Der Vorteil einer Zwangsversteigerung für den Ersteigerer ist, dass für die Immobilie keine Notar- und Maklerkosten anfallen. Jedoch werden sowohl die Grunderwerbssteuer als auch die Kosten für die Grundbucheintragung und 0,5% des Zuschlagswertes als sogenannte Zuschlagsgebühr fällig.
Selbst wenn die Eintragung im Grundbuch noch nicht erfolgt ist, gehen alle Rechte und Lasten mit Erteilung des Zuschlages auf den neuen Eigentümer über. Hiermit ist alles die Immobilie betreffende nun das Problem des neuen Eigentümers – auch wenn das Objekt zugemüllt ist oder nachträglich Schäden gefunden werden.
Erst einige Wochen nach dem Versteigerungstermin erfolgt der Verteilungstermin, an dem der restliche Kaufpreis gezahlt werden muss und die Umschreibung im Grundbuch erfolgt. Ist das Objekt vermietet, bleibt der geltende Mietvertrag bestehen, kann jedoch mit einer Drei-Monats-Frist bei Vorliegen eines berechtigten Interesses (wie etwa wegen Eigenbedarf) gekündigt werden.
Welche Wohnrechte und Schulden auf der jeweiligen Immobilie liegen, kann man im Grundbuch und im Baulastenverzeichnis kontrollieren. Der Verband Privater Bauherren (VPB) rät, dass die Dokumente von Interessenten über das Gericht eingesehen werden können, wie die Nachrichtenagentur „dpa“ berichtet. Die Immobilie sollte außerdem sehr sorgfältig besichtigt werden (von innen und von außen), damit der Interessent den Wert der Immobilie vernünftig und realistisch beurteilen kann.
Ein unabhängiger Sachverständiger kann zudem beurteilen, ob mögliche Sanierungskosten anfallen. Ein Immobilienmakler kann in der Regel ebenfalls eine professionelle und kostenfreie Hausbewertung vornehmen.
Ebenfalls sollten sich Personen sehr gut vorbereiten, welche nur ein bebautes Grundstück kaufen möchten.
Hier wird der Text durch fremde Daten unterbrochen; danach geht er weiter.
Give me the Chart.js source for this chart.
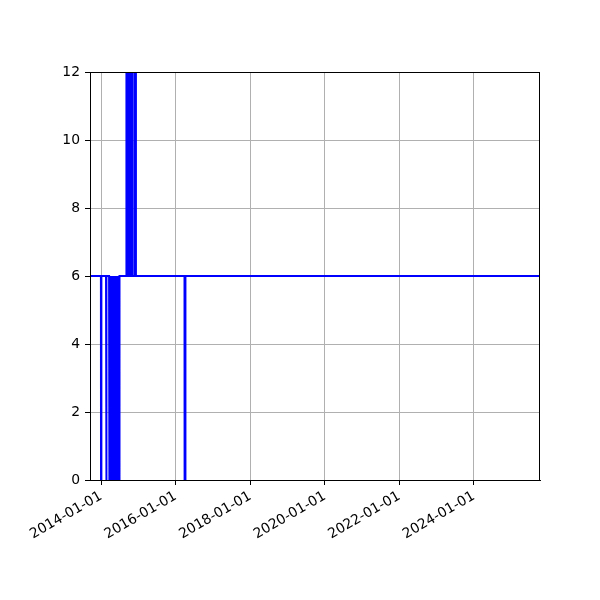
<!DOCTYPE html>
<html>
<head>
<meta charset="utf-8">
<script src="https://cdn.jsdelivr.net/npm/chart.js@4/dist/chart.umd.min.js"></script>
<style>
  html, body { margin: 0; padding: 0; background: #ffffff; }
  #wrap { width: 600px; height: 600px; }
</style>
</head>
<body>
<div id="wrap"><canvas id="grafico" width="600" height="600"></canvas></div>
<script>
// Datos de la serie (fecha, valor)
const fechas = [
  '2013-09-14', '2013-12-30', '2013-12-31', '2014-01-03', '2014-01-04',
  '2014-02-18', '2014-02-19', '2014-02-23', '2014-02-24',
  '2014-03-20', '2014-03-21', '2014-03-25', '2014-03-29', '2014-04-02',
  '2014-04-06', '2014-04-10', '2014-04-14', '2014-04-18', '2014-04-22',
  '2014-04-26', '2014-04-30', '2014-05-04', '2014-05-08', '2014-05-12',
  '2014-05-16', '2014-05-20', '2014-05-24', '2014-05-28', '2014-06-01',
  '2014-06-05', '2014-06-09', '2014-06-13', '2014-06-17', '2014-06-21',
  '2014-06-25', '2014-06-29', '2014-06-30',
  '2014-09-03', '2014-09-04', '2014-09-08', '2014-09-12', '2014-09-16',
  '2014-09-20', '2014-09-24', '2014-09-28', '2014-10-02', '2014-10-06',
  '2014-10-10', '2014-10-14', '2014-10-18', '2014-10-19',
  '2014-10-27', '2014-10-28', '2014-10-31', '2014-11-01',
  '2014-11-22', '2014-11-23', '2014-12-07', '2014-12-08',
  '2016-03-28', '2016-03-29', '2016-04-05', '2016-04-06',
  '2025-10-10'
];
const valores = [
  6, 6, 0, 0, 6,
  6, 0, 0, 6,
  6, 0, 6, 0, 6,
  0, 6, 0, 6, 0,
  6, 0, 6, 0, 6,
  0, 6, 0, 6, 0,
  6, 0, 6, 0, 6,
  0, 0, 6,
  6, 12, 6, 12, 6,
  12, 6, 12, 6, 12,
  6, 12, 12, 6,
  6, 12, 12, 6,
  6, 12, 12, 6,
  6, 0, 0, 6,
  6
];

// Etiquetas del eje X y limites
const etiquetasX = ['2014-01-01', '2016-01-01', '2018-01-01', '2020-01-01', '2022-01-01', '2024-01-01'];
const limitesX = ['2013-09-14', '2025-10-10'];
const limitesY = [0, 12];

const ctx = document.getElementById('grafico');

// Marco completo del area del grafico (como matplotlib)
const marco = {
  id: 'marco',
  afterDraw(chart) {
    const a = chart.chartArea;
    const c = chart.ctx;
    c.save();
    c.strokeStyle = '#000000';
    c.lineWidth = 1;
    c.strokeRect(a.left + 0.5, a.top + 0.5, a.right - a.left - 1, a.bottom - a.top);
    c.restore();
  }
};

const fuente = { family: 'DejaVu Sans', size: 13.9 };

new Chart(ctx, {
  type: 'line',
  data: {
    datasets: [{
      data: fechas.map((f, i) => ({ x: Date.parse(f), y: valores[i] })),
      borderColor: '#0000ff',
      borderWidth: 2,
      pointRadius: 0,
      tension: 0,
      fill: false
    }]
  },
  options: {
    responsive: false,
    animation: false,
    devicePixelRatio: 1,
    layout: { padding: { top: 72, right: 60, left: 0, bottom: 0 } },
    plugins: { legend: { display: false }, tooltip: { enabled: false } },
    scales: {
      x: {
        type: 'linear',
        min: Date.parse(limitesX[0]),
        max: Date.parse(limitesX[1]),
        afterBuildTicks: (s) => { s.ticks = etiquetasX.map(e => ({ value: Date.parse(e) })); },
        afterFit: (s) => { s.height = 120; },
        grid: { color: '#b0b0b0', lineWidth: 1, tickLength: 5, tickColor: '#000000' },
        border: { display: true, color: '#000000' },
        ticks: {
          autoSkip: false,
          minRotation: 30,
          maxRotation: 30,
          padding: 3,
          color: '#000000',
          font: fuente,
          callback: (v) => new Date(v).toISOString().slice(0, 10)
        }
      },
      y: {
        min: limitesY[0],
        max: limitesY[1],
        afterFit: (s) => { s.width = 90; },
        grid: { color: '#b0b0b0', lineWidth: 1, tickLength: 5, tickColor: '#000000' },
        border: { display: true, color: '#000000' },
        ticks: { stepSize: 2, padding: 5, color: '#000000', font: fuente }
      }
    }
  },
  plugins: [marco]
});
</script>
</body>
</html>
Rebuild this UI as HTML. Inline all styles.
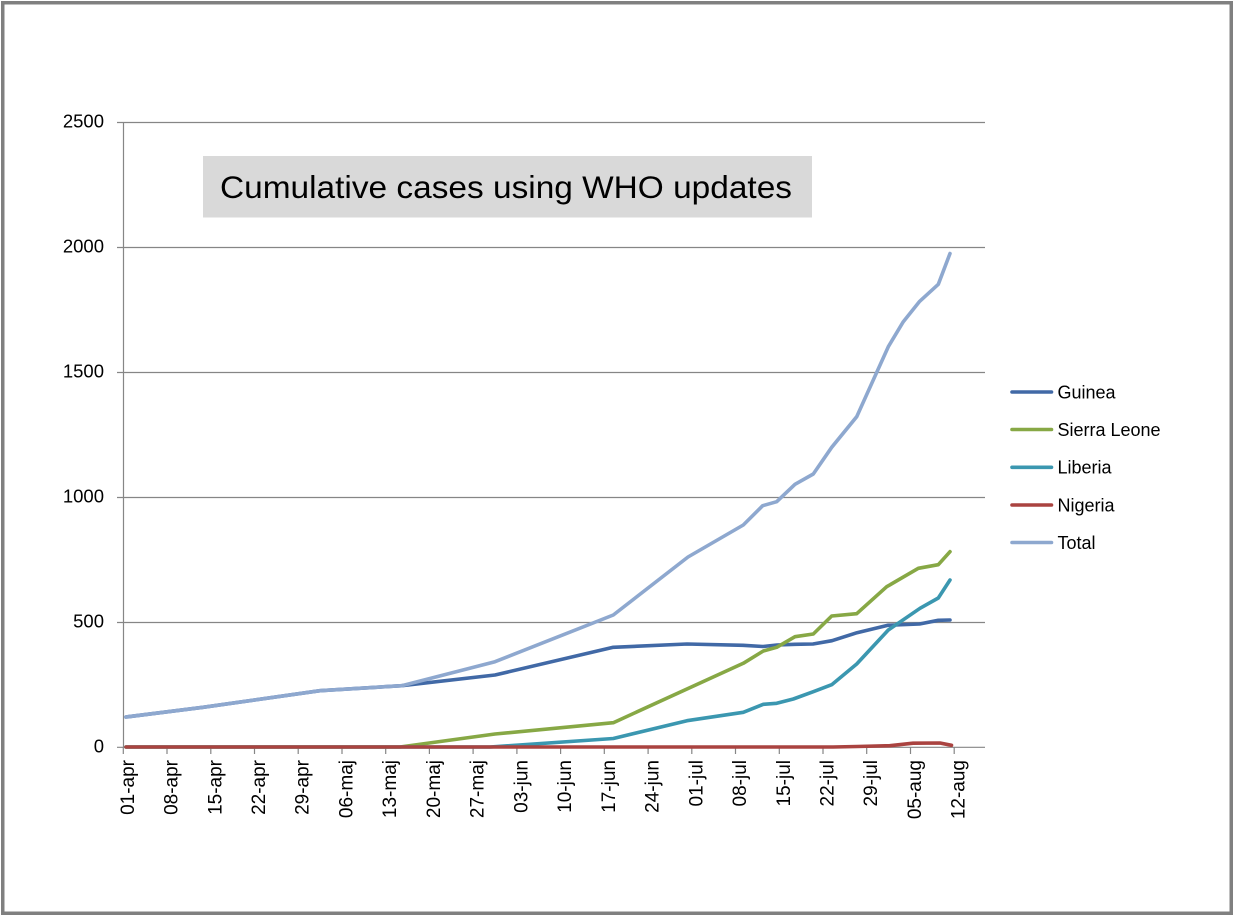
<!DOCTYPE html>
<html>
<head>
<meta charset="utf-8">
<style>
  html,body{margin:0;padding:0;background:#fff;}
  svg{display:block;}
  text{font-family:"Liberation Sans", Arial, sans-serif;fill:#000;}
</style>
</head>
<body>
<svg width="1234" height="916" viewBox="0 0 1234 916" xmlns="http://www.w3.org/2000/svg">
  <rect x="0" y="0" width="1234" height="916" fill="#fff"/>
  <!-- outer border -->
  <rect x="2.75" y="2.75" width="1228.5" height="910.5" fill="none" stroke="#808080" stroke-width="3.5"/>

  <!-- gridlines -->
  <g stroke="#868686" stroke-width="1.2" fill="none">
    <line x1="117" y1="122.5" x2="985" y2="122.5"/>
    <line x1="117" y1="247.5" x2="985" y2="247.5"/>
    <line x1="117" y1="372.5" x2="985" y2="372.5"/>
    <line x1="117" y1="497.5" x2="985" y2="497.5"/>
    <line x1="117" y1="622.5" x2="985" y2="622.5"/>
    <line x1="117" y1="747.3" x2="985" y2="747.3"/>
    <line x1="123.5" y1="122" x2="123.5" y2="747.3"/>
  </g>
  <!-- x ticks -->
  <g stroke="#868686" stroke-width="1.2">
    <line x1="123.3" y1="747" x2="123.3" y2="754"/>
    <line x1="167.0" y1="747" x2="167.0" y2="754"/>
    <line x1="210.8" y1="747" x2="210.8" y2="754"/>
    <line x1="254.5" y1="747" x2="254.5" y2="754"/>
    <line x1="298.2" y1="747" x2="298.2" y2="754"/>
    <line x1="342.0" y1="747" x2="342.0" y2="754"/>
    <line x1="385.7" y1="747" x2="385.7" y2="754"/>
    <line x1="429.4" y1="747" x2="429.4" y2="754"/>
    <line x1="473.1" y1="747" x2="473.1" y2="754"/>
    <line x1="516.9" y1="747" x2="516.9" y2="754"/>
    <line x1="560.6" y1="747" x2="560.6" y2="754"/>
    <line x1="604.3" y1="747" x2="604.3" y2="754"/>
    <line x1="648.1" y1="747" x2="648.1" y2="754"/>
    <line x1="691.8" y1="747" x2="691.8" y2="754"/>
    <line x1="735.5" y1="747" x2="735.5" y2="754"/>
    <line x1="779.3" y1="747" x2="779.3" y2="754"/>
    <line x1="823.0" y1="747" x2="823.0" y2="754"/>
    <line x1="866.7" y1="747" x2="866.7" y2="754"/>
    <line x1="910.5" y1="747" x2="910.5" y2="754"/>
    <line x1="954.2" y1="747" x2="954.2" y2="754"/>
  </g>

  <!-- y labels -->
  <g font-size="18.5" text-anchor="end">
    <text x="104" y="127.5">2500</text>
    <text x="104" y="252.5">2000</text>
    <text x="104" y="377.5">1500</text>
    <text x="104" y="502.5">1000</text>
    <text x="104" y="627.5">500</text>
    <text x="104" y="752.5">0</text>
  </g>

  <!-- x labels -->
  <g font-size="19" text-anchor="end" dominant-baseline="central">
    <text transform="translate(128.3,760) rotate(-90)">01-apr</text>
    <text transform="translate(172.0,760) rotate(-90)">08-apr</text>
    <text transform="translate(215.8,760) rotate(-90)">15-apr</text>
    <text transform="translate(259.5,760) rotate(-90)">22-apr</text>
    <text transform="translate(303.2,760) rotate(-90)">29-apr</text>
    <text transform="translate(347.0,760) rotate(-90)">06-maj</text>
    <text transform="translate(390.7,760) rotate(-90)">13-maj</text>
    <text transform="translate(434.4,760) rotate(-90)">20-maj</text>
    <text transform="translate(478.1,760) rotate(-90)">27-maj</text>
    <text transform="translate(521.9,760) rotate(-90)">03-jun</text>
    <text transform="translate(565.6,760) rotate(-90)">10-jun</text>
    <text transform="translate(609.3,760) rotate(-90)">17-jun</text>
    <text transform="translate(653.1,760) rotate(-90)">24-jun</text>
    <text transform="translate(696.8,760) rotate(-90)">01-jul</text>
    <text transform="translate(740.5,760) rotate(-90)">08-jul</text>
    <text transform="translate(784.3,760) rotate(-90)">15-jul</text>
    <text transform="translate(828.0,760) rotate(-90)">22-jul</text>
    <text transform="translate(871.7,760) rotate(-90)">29-jul</text>
    <text transform="translate(915.5,760) rotate(-90)">05-aug</text>
    <text transform="translate(959.2,760) rotate(-90)">12-aug</text>
  </g>

  <!-- series -->
  <g fill="none" stroke-width="3.6" stroke-linejoin="round" stroke-linecap="round">
    <!-- Guinea -->
    <polyline stroke="#4169A6" points="126,717 203,707.3 320,690.7 401.7,685.7 495,675 613.3,647.3 687,644 743,645.3 763,646.5 777,645 795,644.3 813,644 832,640.7 857,632.7 888,625.3 919.5,624 938.3,620.3 950,620"/>
    <!-- Sierra Leone -->
    <polyline stroke="#87A845" points="126,747 400,747 495,734 613.3,722.7 743.3,663.3 763.3,651 776.7,647.3 795,636.7 813.3,634 831.7,616 856.7,613.7 886.7,586.7 918.3,568.3 938.3,564.7 950,551.7"/>
    <!-- Liberia -->
    <polyline stroke="#3B97B0" points="126,747 490,747 613.3,738.5 687,720.7 743.3,712.3 763.3,704.3 776.7,703.3 793.3,699 813.3,691.7 831.7,684.7 856.7,664 888.3,630 920,608.3 938.3,598 950,580"/>
    <!-- Nigeria -->
    <polyline stroke="#AA4340" points="126,747 833,747 857,746.5 890,745.7 913,743.2 940,743 951.5,745.3"/>
    <!-- Total -->
    <polyline stroke="#8EA8CF" points="126,717 203,707.3 320,690.7 401.7,685.7 495,661.7 613.3,615 688,557 743.3,525 762.7,505.7 776.7,501.7 795,484.3 813.3,474 831.7,447.3 856.7,416.7 888.3,346.7 903.3,321.7 919.3,301.7 938.3,284.3 950,253.5"/>
  </g>

  <!-- title box -->
  <rect x="203" y="156" width="609" height="61.5" fill="#D9D9D9"/>
  <text x="220" y="198" font-size="31.5" textLength="572" lengthAdjust="spacingAndGlyphs">Cumulative cases using WHO updates</text>

  <!-- legend -->
  <g stroke-width="3.6" stroke-linecap="round">
    <line x1="1012" y1="392" x2="1051.5" y2="392" stroke="#4169A6"/>
    <line x1="1012" y1="429.5" x2="1051.5" y2="429.5" stroke="#87A845"/>
    <line x1="1012" y1="467.3" x2="1051.5" y2="467.3" stroke="#3B97B0"/>
    <line x1="1012" y1="505" x2="1051.5" y2="505" stroke="#AA4340"/>
    <line x1="1012" y1="542.5" x2="1051.5" y2="542.5" stroke="#8EA8CF"/>
  </g>
  <g font-size="18">
    <text x="1057.5" y="398.3">Guinea</text>
    <text x="1057.5" y="435.8">Sierra Leone</text>
    <text x="1057.5" y="473.6">Liberia</text>
    <text x="1057.5" y="511.3">Nigeria</text>
    <text x="1057.5" y="548.8">Total</text>
  </g>
</svg>
</body>
</html>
Sie sollten sich die Frage stellen, ob die alte Immobilie abgerissen werden darf. Auch wichtig sind Abstandsgrenzen zum Nachbarhaus (betrifft den Neubau), sowie mögliche Auflagen, welche nicht ohne weiteres ignoriert werden können. Wenn diese Faktoren stimmen, dann kann an den Neubau besser planen.